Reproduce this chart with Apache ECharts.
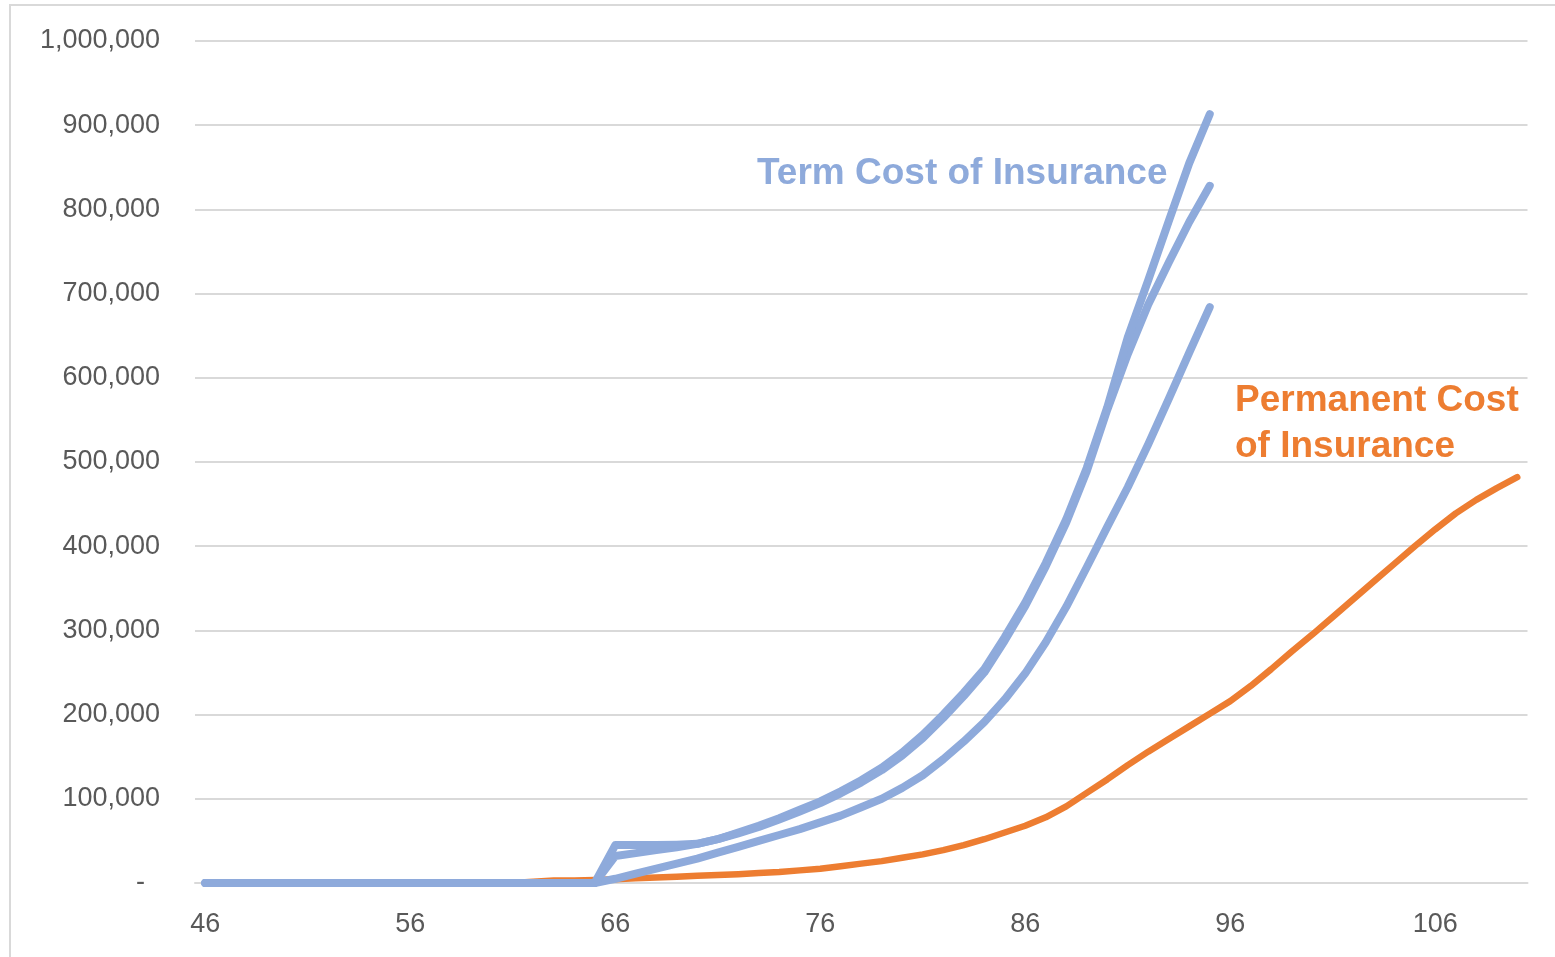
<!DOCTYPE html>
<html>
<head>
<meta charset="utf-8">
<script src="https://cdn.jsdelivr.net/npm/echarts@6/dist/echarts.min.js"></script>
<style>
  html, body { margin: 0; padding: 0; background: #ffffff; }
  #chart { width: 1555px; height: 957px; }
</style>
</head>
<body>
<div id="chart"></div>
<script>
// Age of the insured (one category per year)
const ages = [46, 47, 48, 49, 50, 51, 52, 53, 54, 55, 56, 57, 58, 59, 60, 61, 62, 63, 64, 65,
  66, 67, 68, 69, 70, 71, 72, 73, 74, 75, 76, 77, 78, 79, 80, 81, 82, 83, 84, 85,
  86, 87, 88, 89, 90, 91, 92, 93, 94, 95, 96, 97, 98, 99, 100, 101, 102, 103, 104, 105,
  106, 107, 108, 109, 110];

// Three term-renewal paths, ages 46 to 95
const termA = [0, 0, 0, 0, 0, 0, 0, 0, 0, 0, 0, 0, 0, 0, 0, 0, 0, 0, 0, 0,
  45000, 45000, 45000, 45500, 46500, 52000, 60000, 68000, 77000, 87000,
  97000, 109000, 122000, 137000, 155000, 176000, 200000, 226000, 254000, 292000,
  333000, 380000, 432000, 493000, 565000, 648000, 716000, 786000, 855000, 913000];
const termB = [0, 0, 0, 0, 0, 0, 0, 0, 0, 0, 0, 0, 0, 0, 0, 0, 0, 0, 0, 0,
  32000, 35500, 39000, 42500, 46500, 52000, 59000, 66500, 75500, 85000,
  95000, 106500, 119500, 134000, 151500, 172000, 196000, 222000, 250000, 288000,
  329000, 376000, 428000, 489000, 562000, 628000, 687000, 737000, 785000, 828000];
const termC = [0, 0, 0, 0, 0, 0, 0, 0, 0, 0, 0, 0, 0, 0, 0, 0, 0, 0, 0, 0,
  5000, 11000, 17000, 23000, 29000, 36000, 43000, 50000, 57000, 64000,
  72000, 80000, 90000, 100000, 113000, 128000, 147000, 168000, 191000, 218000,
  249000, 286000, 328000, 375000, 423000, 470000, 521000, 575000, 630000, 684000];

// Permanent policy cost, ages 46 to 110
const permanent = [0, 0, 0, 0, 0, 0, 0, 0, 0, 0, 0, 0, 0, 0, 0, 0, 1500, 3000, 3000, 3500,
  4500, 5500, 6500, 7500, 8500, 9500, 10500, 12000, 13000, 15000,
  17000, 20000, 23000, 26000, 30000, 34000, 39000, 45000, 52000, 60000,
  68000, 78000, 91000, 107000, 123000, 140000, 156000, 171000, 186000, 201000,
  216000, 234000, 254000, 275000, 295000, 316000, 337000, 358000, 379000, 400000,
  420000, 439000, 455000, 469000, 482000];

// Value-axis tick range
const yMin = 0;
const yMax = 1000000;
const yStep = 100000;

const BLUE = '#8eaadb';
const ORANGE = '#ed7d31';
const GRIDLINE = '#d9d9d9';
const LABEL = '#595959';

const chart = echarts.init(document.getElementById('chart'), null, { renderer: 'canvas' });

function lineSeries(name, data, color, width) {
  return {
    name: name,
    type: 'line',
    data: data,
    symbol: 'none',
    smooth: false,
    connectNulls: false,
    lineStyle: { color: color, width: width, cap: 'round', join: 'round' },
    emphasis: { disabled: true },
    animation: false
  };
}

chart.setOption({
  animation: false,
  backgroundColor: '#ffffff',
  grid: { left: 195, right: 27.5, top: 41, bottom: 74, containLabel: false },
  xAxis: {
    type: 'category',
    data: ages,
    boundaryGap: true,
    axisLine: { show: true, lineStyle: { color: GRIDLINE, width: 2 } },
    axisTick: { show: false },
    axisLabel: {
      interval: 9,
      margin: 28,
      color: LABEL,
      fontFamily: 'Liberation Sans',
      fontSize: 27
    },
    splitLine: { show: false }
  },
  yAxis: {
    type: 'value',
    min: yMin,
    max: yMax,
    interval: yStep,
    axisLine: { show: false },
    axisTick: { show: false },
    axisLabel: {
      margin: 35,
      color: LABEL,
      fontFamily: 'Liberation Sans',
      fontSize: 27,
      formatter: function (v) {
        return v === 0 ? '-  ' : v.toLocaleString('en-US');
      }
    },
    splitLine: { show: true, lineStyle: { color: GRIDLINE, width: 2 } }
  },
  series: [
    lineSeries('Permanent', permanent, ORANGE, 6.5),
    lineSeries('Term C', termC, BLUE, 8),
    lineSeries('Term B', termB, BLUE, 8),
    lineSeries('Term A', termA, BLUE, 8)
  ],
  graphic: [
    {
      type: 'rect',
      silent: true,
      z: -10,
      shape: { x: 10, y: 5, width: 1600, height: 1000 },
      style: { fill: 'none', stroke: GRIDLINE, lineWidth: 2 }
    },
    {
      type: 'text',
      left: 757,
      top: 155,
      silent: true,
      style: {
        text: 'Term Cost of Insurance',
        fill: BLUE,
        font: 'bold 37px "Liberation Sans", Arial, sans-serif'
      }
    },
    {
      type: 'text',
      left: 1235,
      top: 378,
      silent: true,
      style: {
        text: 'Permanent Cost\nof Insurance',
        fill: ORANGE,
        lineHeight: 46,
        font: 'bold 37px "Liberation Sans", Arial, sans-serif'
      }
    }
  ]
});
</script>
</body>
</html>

Goal of the exercise
Skip every picture and transcribe the data above exactly.

Finished exercise
Reproduce this chart with Apache ECharts.
<!DOCTYPE html>
<html>
<head>
<meta charset="utf-8">
<script src="https://cdn.jsdelivr.net/npm/echarts@6/dist/echarts.min.js"></script>
<style>
  html, body { margin: 0; padding: 0; background: #ffffff; }
  #chart { width: 1555px; height: 957px; }
</style>
</head>
<body>
<div id="chart"></div>
<script>
// Age of the insured (one category per year)
const ages = [46, 47, 48, 49, 50, 51, 52, 53, 54, 55, 56, 57, 58, 59, 60, 61, 62, 63, 64, 65,
  66, 67, 68, 69, 70, 71, 72, 73, 74, 75, 76, 77, 78, 79, 80, 81, 82, 83, 84, 85,
  86, 87, 88, 89, 90, 91, 92, 93, 94, 95, 96, 97, 98, 99, 100, 101, 102, 103, 104, 105,
  106, 107, 108, 109, 110];

// Three term-renewal paths, ages 46 to 95
const termA = [0, 0, 0, 0, 0, 0, 0, 0, 0, 0, 0, 0, 0, 0, 0, 0, 0, 0, 0, 0,
  45000, 45000, 45000, 45500, 46500, 52000, 60000, 68000, 77000, 87000,
  97000, 109000, 122000, 137000, 155000, 176000, 200000, 226000, 254000, 292000,
  333000, 380000, 432000, 493000, 565000, 648000, 716000, 786000, 855000, 913000];
const termB = [0, 0, 0, 0, 0, 0, 0, 0, 0, 0, 0, 0, 0, 0, 0, 0, 0, 0, 0, 0,
  32000, 35500, 39000, 42500, 46500, 52000, 59000, 66500, 75500, 85000,
  95000, 106500, 119500, 134000, 151500, 172000, 196000, 222000, 250000, 288000,
  329000, 376000, 428000, 489000, 562000, 628000, 687000, 737000, 785000, 828000];
const termC = [0, 0, 0, 0, 0, 0, 0, 0, 0, 0, 0, 0, 0, 0, 0, 0, 0, 0, 0, 0,
  5000, 11000, 17000, 23000, 29000, 36000, 43000, 50000, 57000, 64000,
  72000, 80000, 90000, 100000, 113000, 128000, 147000, 168000, 191000, 218000,
  249000, 286000, 328000, 375000, 423000, 470000, 521000, 575000, 630000, 684000];

// Permanent policy cost, ages 46 to 110
const permanent = [0, 0, 0, 0, 0, 0, 0, 0, 0, 0, 0, 0, 0, 0, 0, 0, 1500, 3000, 3000, 3500,
  4500, 5500, 6500, 7500, 8500, 9500, 10500, 12000, 13000, 15000,
  17000, 20000, 23000, 26000, 30000, 34000, 39000, 45000, 52000, 60000,
  68000, 78000, 91000, 107000, 123000, 140000, 156000, 171000, 186000, 201000,
  216000, 234000, 254000, 275000, 295000, 316000, 337000, 358000, 379000, 400000,
  420000, 439000, 455000, 469000, 482000];

// Value-axis tick range
const yMin = 0;
const yMax = 1000000;
const yStep = 100000;

const BLUE = '#8eaadb';
const ORANGE = '#ed7d31';
const GRIDLINE = '#d9d9d9';
const LABEL = '#595959';

const chart = echarts.init(document.getElementById('chart'), null, { renderer: 'canvas' });

function lineSeries(name, data, color, width) {
  return {
    name: name,
    type: 'line',
    data: data,
    symbol: 'none',
    smooth: false,
    connectNulls: false,
    lineStyle: { color: color, width: width, cap: 'round', join: 'round' },
    emphasis: { disabled: true },
    animation: false
  };
}

chart.setOption({
  animation: false,
  backgroundColor: '#ffffff',
  grid: { left: 195, right: 27.5, top: 41, bottom: 74, containLabel: false },
  xAxis: {
    type: 'category',
    data: ages,
    boundaryGap: true,
    axisLine: { show: true, lineStyle: { color: GRIDLINE, width: 2 } },
    axisTick: { show: false },
    axisLabel: {
      interval: 9,
      margin: 28,
      color: LABEL,
      fontFamily: 'Liberation Sans',
      fontSize: 27
    },
    splitLine: { show: false }
  },
  yAxis: {
    type: 'value',
    min: yMin,
    max: yMax,
    interval: yStep,
    axisLine: { show: false },
    axisTick: { show: false },
    axisLabel: {
      margin: 35,
      color: LABEL,
      fontFamily: 'Liberation Sans',
      fontSize: 27,
      formatter: function (v) {
        return v === 0 ? '-  ' : v.toLocaleString('en-US');
      }
    },
    splitLine: { show: true, lineStyle: { color: GRIDLINE, width: 2 } }
  },
  series: [
    lineSeries('Permanent', permanent, ORANGE, 6.5),
    lineSeries('Term C', termC, BLUE, 8),
    lineSeries('Term B', termB, BLUE, 8),
    lineSeries('Term A', termA, BLUE, 8)
  ],
  graphic: [
    {
      type: 'rect',
      silent: true,
      z: -10,
      shape: { x: 10, y: 5, width: 1600, height: 1000 },
      style: { fill: 'none', stroke: GRIDLINE, lineWidth: 2 }
    },
    {
      type: 'text',
      left: 757,
      top: 155,
      silent: true,
      style: {
        text: 'Term Cost of Insurance',
        fill: BLUE,
        font: 'bold 37px "Liberation Sans", Arial, sans-serif'
      }
    },
    {
      type: 'text',
      left: 1235,
      top: 378,
      silent: true,
      style: {
        text: 'Permanent Cost\nof Insurance',
        fill: ORANGE,
        lineHeight: 46,
        font: 'bold 37px "Liberation Sans", Arial, sans-serif'
      }
    }
  ]
});
</script>
</body>
</html>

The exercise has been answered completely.